Friday, September 2, 2016

The Love Song of Miss Queenie Hennessy


Rachel Joyce, the author, said that The Love Song of Miss Queenie Hennessy isn't a sequel - or a prequel to The Unlikely Pilgrimage of Harold Fry. She said, "What I have written is a book that sits alongside Harold Fry. They really should come that way - her in the passenger seat, him in the driver's seat. Side by side."

Reading thru the reviews on goodreads.com, I noticed that some people read Love Song first and then went on to read Harold Fry second. Some had read Harold Fry first, but after reading Love Song, went back to read Harold Fry again because they couldn't remember enough of the details. While I think that either book can work as a standalone, I'm glad that I read The Unlikely Pilgrimage of Harold Fry first... and The Love Song of Miss Queenie Hennessy several years later. It worked fine that way for me.
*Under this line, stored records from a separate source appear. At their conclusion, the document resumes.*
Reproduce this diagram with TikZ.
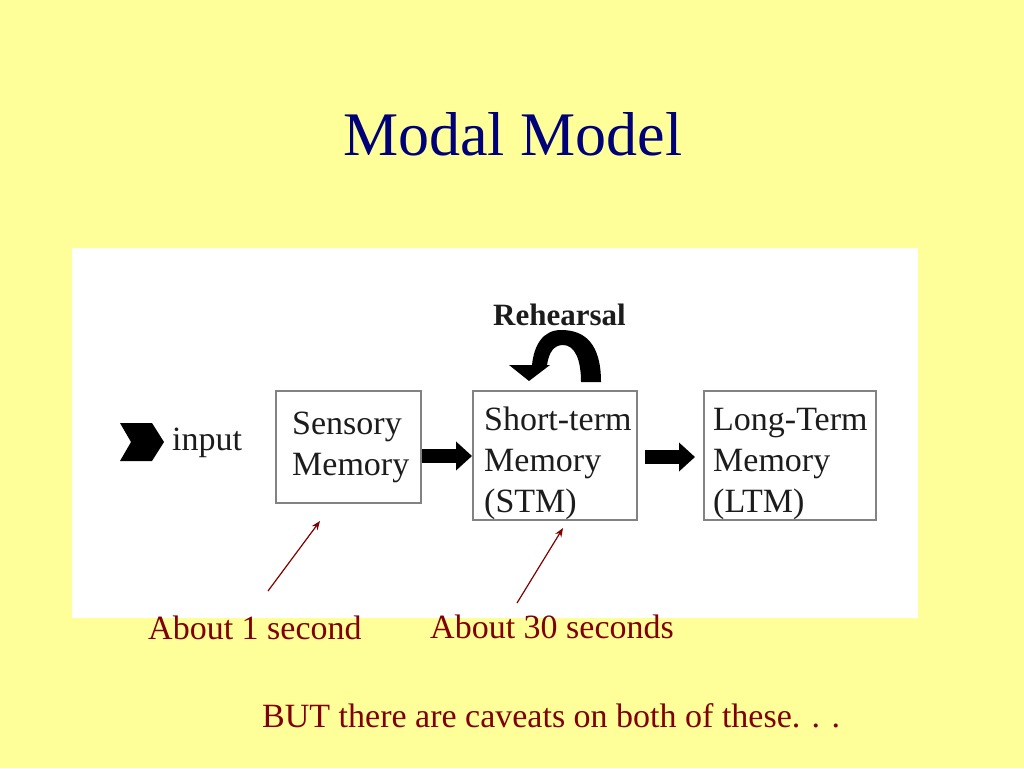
\documentclass[tikz,border=0pt]{standalone}
\usepackage{fontspec}
\setmainfont{Liberation Serif}
\usetikzlibrary{arrows.meta,calc}
\definecolor{bgyellow}{RGB}{255,255,153}
\definecolor{titlenavy}{RGB}{0,0,120}
\definecolor{maroon}{RGB}{128,0,0}
\definecolor{inkgrey}{RGB}{28,28,28}
\definecolor{boxgrey}{RGB}{130,130,130}
\tikzset{
  memorybox/.style={draw=boxgrey, line width=2pt, fill=white, anchor=north west, inner sep=0pt},
  boxtext/.style={anchor=base west, inner sep=0pt, align=left, text=inkgrey,
    font=\fontsize{34}{41}\selectfont},
  bigarr/.style={draw=black, line width=14pt, -{Triangle[width=28pt,length=16pt]}},
  notearr/.style={draw=maroon, line width=1.2pt, -{Stealth[width=7pt,length=9pt]}},
  notetext/.style={anchor=base west, inner sep=0pt, text=maroon, font=\fontsize{34}{40}\selectfont}
}
\begin{document}
\begin{tikzpicture}[x=1pt,y=-1pt]
\useasboundingbox (0,0) rectangle (1024,768);
\fill[bgyellow] (0,0) rectangle (1024,768);
\fill[white] (72,248) rectangle (918,618);

% title
\node[anchor=base west, inner sep=0pt, text=titlenavy, font=\fontsize{62}{70}\selectfont] (title) at (343,155) {Modal Model};

% boxes
\node[memorybox, minimum width=145pt, minimum height=112pt] (sm) at (275,390) {};
\node[memorybox, minimum width=164pt, minimum height=129pt] (stm) at (472,390) {};
\node[memorybox, minimum width=172pt, minimum height=129pt] (ltm) at (703,390) {};

% (the base anchor of a multi-line node is the baseline of its last line)
\node[boxtext] (smtext) at (292,475) {Sensory\\Memory};
\node[boxtext] (stmtext) at (484,512) {Short-term\\Memory\\(STM)};
\node[boxtext] (ltmtext) at (713,512) {Long-Term\\Memory\\(LTM)};

% input
\fill[black] (120,423) -- (152,423) -- (164,442) -- (152,461) -- (120,461) -- (131,442) -- cycle;
\node[anchor=base west, inner sep=0pt, text=inkgrey, font=\fontsize{34}{40}\selectfont] (input) at (172,450) {input};

% thick arrows
\coordinate (a1) at ([yshift=-9pt]sm.east);
\draw[bigarr] (a1) -- (a1 -| stm.west);
\coordinate (a2) at ([yshift=-1.5pt]stm.east);
\draw[bigarr, shorten <=7pt, shorten >=8pt] (a2) -- (a2 -| ltm.west);

% rehearsal loop
\node[anchor=base west, inner sep=0pt, text=inkgrey, font=\fontsize{31}{36}\selectfont\bfseries] (reh) at (493,325) {Rehearsal};
\begin{scope}[shift={(stm.north)}]
\fill[black] (46,-8) .. controls (46,-45) and (31,-60) .. (6,-60)
  .. controls (-12,-60) and (-21,-45) .. (-23,-25)
  -- (-46,-25) -- (-26,-9) -- (-5,-25) -- (-8,-25)
  .. controls (-6,-38) and (-1,-45) .. (8,-45)
  .. controls (20,-45) and (26,-30) .. (26,-8) -- cycle;
\end{scope}

% notes
\coordinate (n1s) at (268,591);
\coordinate (n1e) at (320,521);
\coordinate (n2s) at (517,603);
\coordinate (n2e) at (563,528);
\draw[notearr] (n1s) -- (n1e);
\draw[notearr] (n2s) -- (n2e);

\node[notetext] (t1) at (148,639) {About 1 second};
\node[notetext] (t2) at (430,638) {About 30 seconds};
\node[notetext] (t3) at (262,727) {BUT there are caveats on both of these. . .};
\end{tikzpicture}
\end{document}
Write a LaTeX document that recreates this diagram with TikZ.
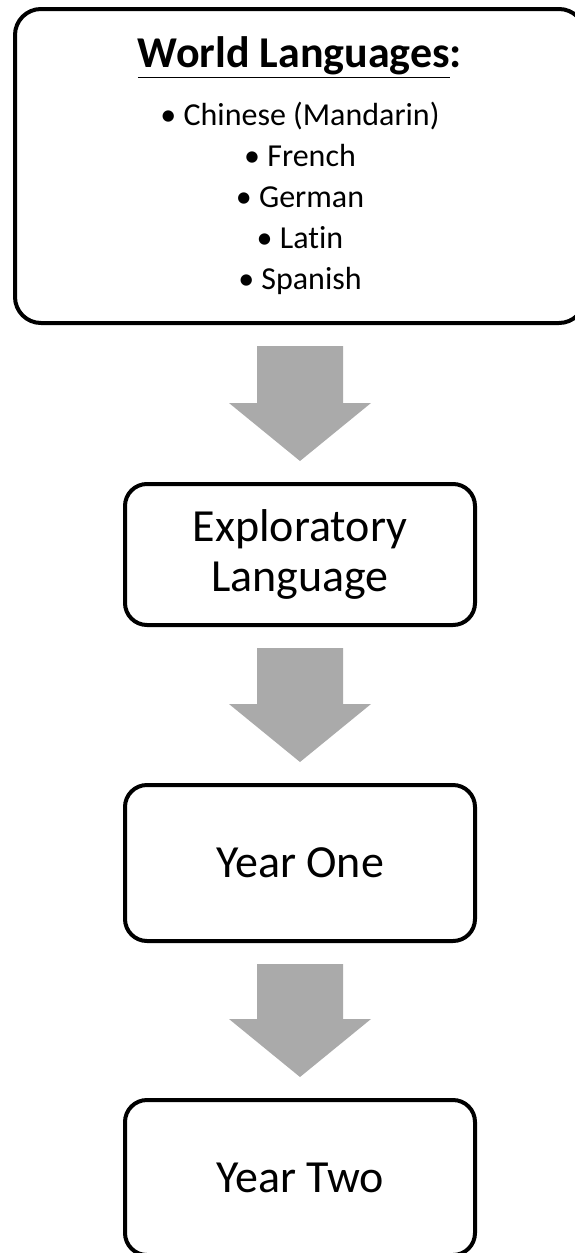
\documentclass[tikz,border=0pt]{standalone}
\usepackage{fontspec}
\setmainfont{Carlito}[Ligatures=NoCommon]
\usetikzlibrary{calc}

\definecolor{arrowgray}{RGB}{170,170,170}

\tikzset{
  stagebox/.style={draw=black, line width=4pt, rounded corners=22pt,
    minimum width=350pt, inner sep=0pt, align=center,
    font=\fontsize{46}{50}\selectfont},
  blockarrow/.style={fill=arrowgray, draw=none}
}

\begin{document}
\begin{tikzpicture}[x=1pt,y=1pt,yscale=-1]
  \useasboundingbox (0,0) rectangle (575,1253);
  % languages box (runs off the right edge)
  \node[draw=black, line width=4pt, rounded corners=26pt, minimum width=570pt,
        minimum height=314pt, inner sep=0pt, align=center,
        font=\fontsize{32}{41}\selectfont] (langs) at (300,166)
    {{\fontsize{44}{48}\selectfont\bfseries\underline{World Languages}:}\\[17pt]
     \textbullet\ Chinese (Mandarin)\\
     \textbullet\ French\\ \textbullet\ German\\ \textbullet\ Latin\\ \textbullet\ Spanish};
  % stages
  \node[stagebox, minimum height=141pt] (explore) at (300,554.5)
    {Exploratory\\Language};
  \node[stagebox, minimum height=156pt] (yearone) at (300,863) {Year One};
  \node[stagebox, minimum height=155pt] (yeartwo) at (300,1177.5) {Year Two};
  % block arrows between the boxes
  \foreach \a/\b in {langs/explore, explore/yearone, yearone/yeartwo}{
    \coordinate (tip) at ($(\b.north)+(0,-21)$);
    \coordinate (top) at ($(tip |- \a.south)+(0,21)$);
    \fill[blockarrow] ($(top)+(-43,0)$) -- ($(top)+(43,0)$)
      -- ($(tip)+(43,-58)$) -- ($(tip)+(71,-58)$) -- (tip)
      -- ($(tip)+(-71,-58)$) -- ($(tip)+(-43,-58)$) -- cycle;
  }
\end{tikzpicture}
\end{document}
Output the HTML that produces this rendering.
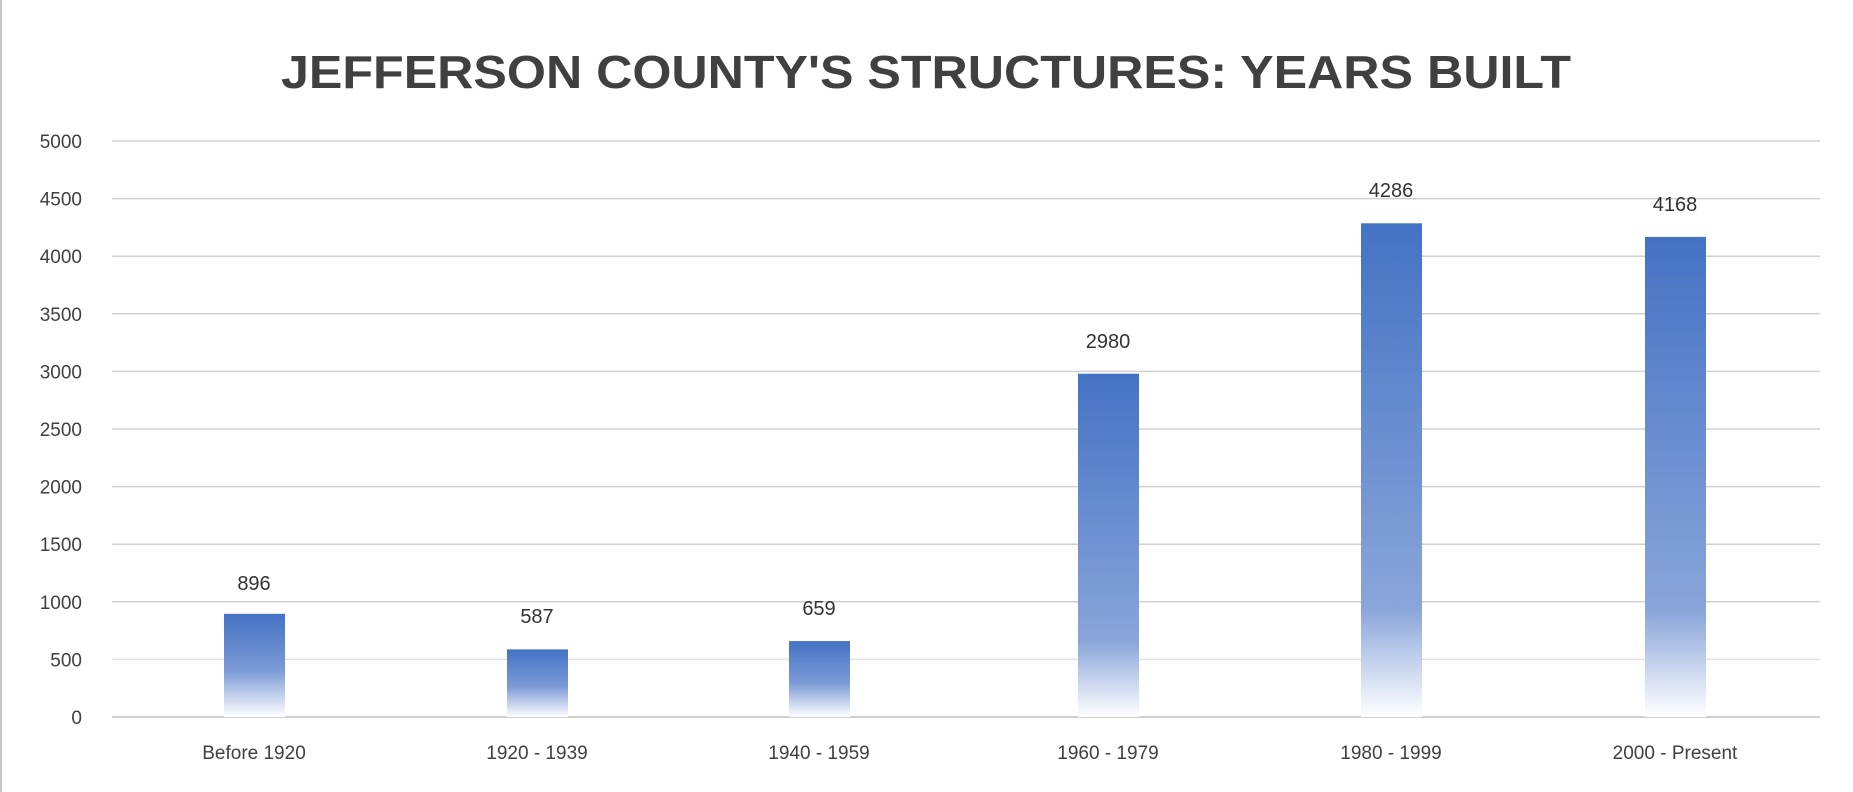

I read The Unlikely Pilgrimage of Harold Fry in November 2013. Books and Beer Club reads inspirational books to be discussed each November and we basically selected this title because it had "pilgrim" in the title. November - Thanksgiving - Pilgrims. Get it?

While Harold Fry was an uplifting book (and inspired me to walk from the south of the US to the north - along roads, though, not along anything as challenging as the Appalachian Trail), The Love Song of Miss Queenie Hennessy had me thinking more introspectively. 

In Harold Fry, Queenie writes Harold a letter, telling him that she is dying. She lets him know where she is. He writes back and tells her "to wait." When Queenie learns that Harold is walking from the south of England, where they had been co-workers, to the north of England, where she is residing in hospice, she starts to think about all the things she feels she needs to tell him. She's been carrying a big secret from Harold for over 20 years. She needs to unburden herself as much as she wants him to know the truth.

Rachel Joyce gives us the chance to become familiar with several of the other patients St. Bernadine's Hospice as well as the nuns who take care of them. At times, they provide some much needed comic relief. At other times, it gives us a chance to discover how others can achieve peace at the end of their lives. While my familiarity with hospice is quite different from where Queenie finds herself living out her final days, the characters did remind me of some of the patients living in the nursing home where my father spend his nearly final days. You get the sense that for many of these folks, their final days are their best days yet.

The novel is complete with happy recollections along with the sad. I started thinking about "love at first sight," about what it means to be ordinary and how important it is to find peace before we die.

I'd highly recommend this book to anyone except for those who might have trouble reading a novel set in hospice.